It has been a while coming. Fifteen years to be precise. It was 1996 - a year in which football "came home" with England hosting, and failing to win, the European Championships, and the launch of a new venture in the United States christened Major League Soccer.
It was the year a teenager from Brazil named Ronaldo and a young Argentine called Hernan Crespo finished among the leading scorers at the summer Olympics in Atlanta. Neither left with a gold medal as Nigeria twice came from behind to beat Argentina 3-2 in a thrilling final.
It was also the year in which Canada won three consecutive FIFA World Cup qualifiers, beating Panama and Cuba twice. It has never happened since, until now. Four World Cups have come and gone since Canada last registered a hat trick of victories.
As a result, Canada is bang on course to advance. A win and a draw from the remaining three games will be more than enough to see Stephen Hart's team win Group D and move on, as expected, to the third round of CONCACAF qualifying.
No big deal of course. Being a big fish in a tiny pond is something of a novelty for Canadian soccer, but from the outset this was a section Canada was always tipped to monopolize. In other words, while Canada is by no means the strongest nation in CONCACAF, it is also far from the weakest.
Try telling Simeon Jackson it is no big deal. The 24-year-old striker, who left Mississauga, Ont., as a teenager to try and make it as a professional in England, is savouring the moment. His Premiership minutes with Norwich City have been severely restricted, but Jackson has now scored four goals for Canada in this qualifying cycle.
Try reasoning with Ashtone Morgan his first senior cap was relatively meaningless. The 20-year-old left back has enjoyed a breakout MLS rookie season with Toronto FC and his consistency has led Hart to give the youngster a chance to prove himself on the international stage.
Try convincing Julian de Guzman that winning 50 caps for his country is not really a significant milestone. Whether in Germany, Spain or on home soil, de Guzman has always answered the call. Lest we forget he was the Gold Cup MVP in 2007 and his goal against Brazil the following year remains a thing of beauty.
Proud to wear Canadian jersey
Win or lose, and too many times in recent years it has been the latter, I have never spoken to one Canadian international, past or present, male or female, who was not at the bare minimum, extremely proud to pull on the jersey and represent their country.
Then there are the fans.
Fans who are, by and large, happy to see hockey's return but fans who would be ecstatic to see Canada qualify for the 2014 World Cup in Brazil. There are not enough of them of course and their collective dream, right now, is the stuff of fantasy.

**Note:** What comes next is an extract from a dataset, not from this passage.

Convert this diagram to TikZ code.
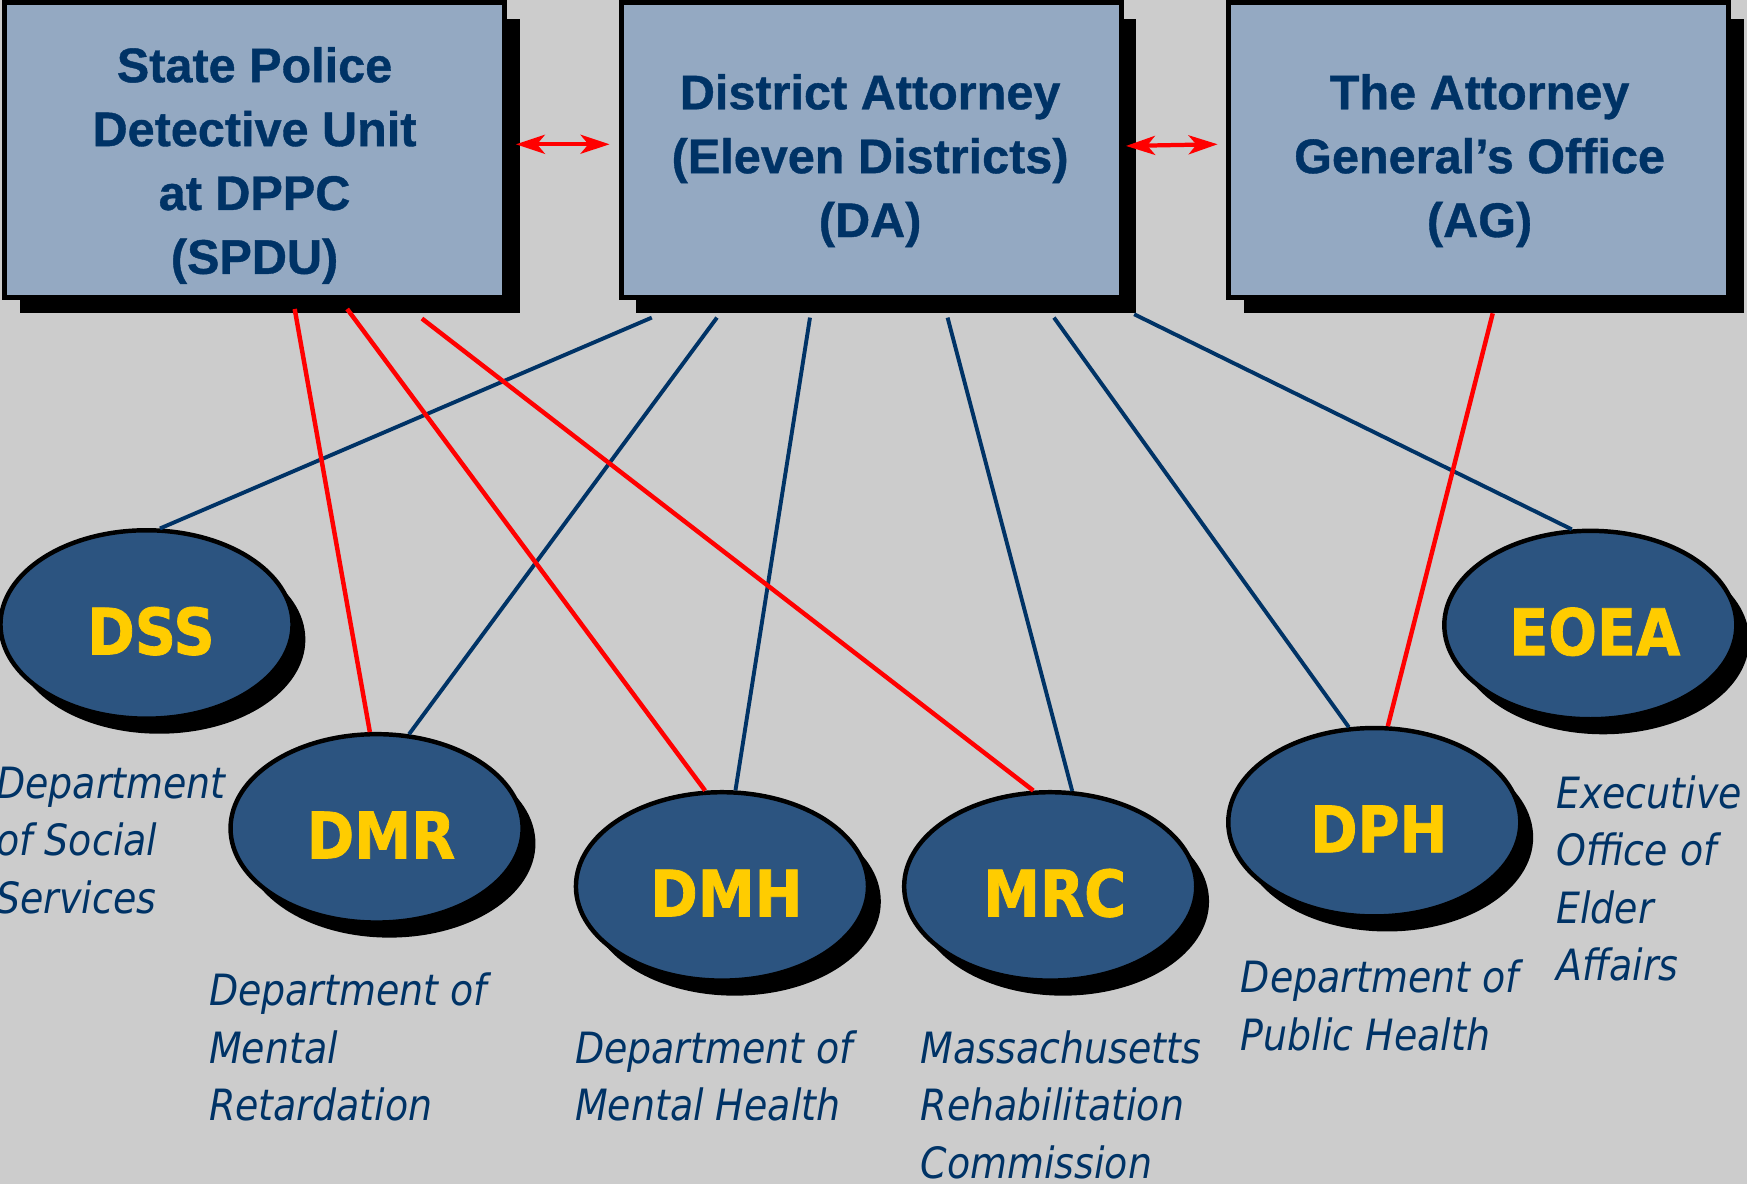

There is evidence, however, to suggest their numbers are growing. The Canadian Soccer Association, together with its corporate partners, is doing a better job of identifying and communicating with its target market. Supporters' groups are also pitching in to raise the profile. Without the fans, the entire process would naturally be a pointless exercise.
The rules are different this time round. The expanded Stage2 round robin tournament has been of benefit to Canadian soccer. The team is more visible and more accountable, the marketers have something to get their teeth into, and the success starved fans have something tangible to follow.
Winning helps. Blowout victories over the region's minnows may do little to prepare Canada for the bigger hurdles ahead but it's better than carping about sterile, unconvincing performances. Hart's team is on a hiding to nothing, but in the world of international soccer you can only beat what's in front of you.
Players on board
There is no doubt the players are onside. I have spoken to several senior Canadians in recent weeks and the message is unanimous. Playing together regularly is making a difference. Individuals better understand their roles and responsibilities and there is nothing like winning to breed confidence in the dressing room.
At the same time no one is getting carried away. There is universal acceptance that surviving this preliminary qualifying stage is purely a means to an end. If, as is apparent, the squad has grown stronger in belief or in number as a result, it is a pleasant side effect in readiness for the road ahead.
Fifteen years on, history may repeat itself. Canada is likely to again meet Cuba and Panama in Round 3 of CONCACAF qualifying next year. A hat trick of victories at that stage of the process would be well worth noting.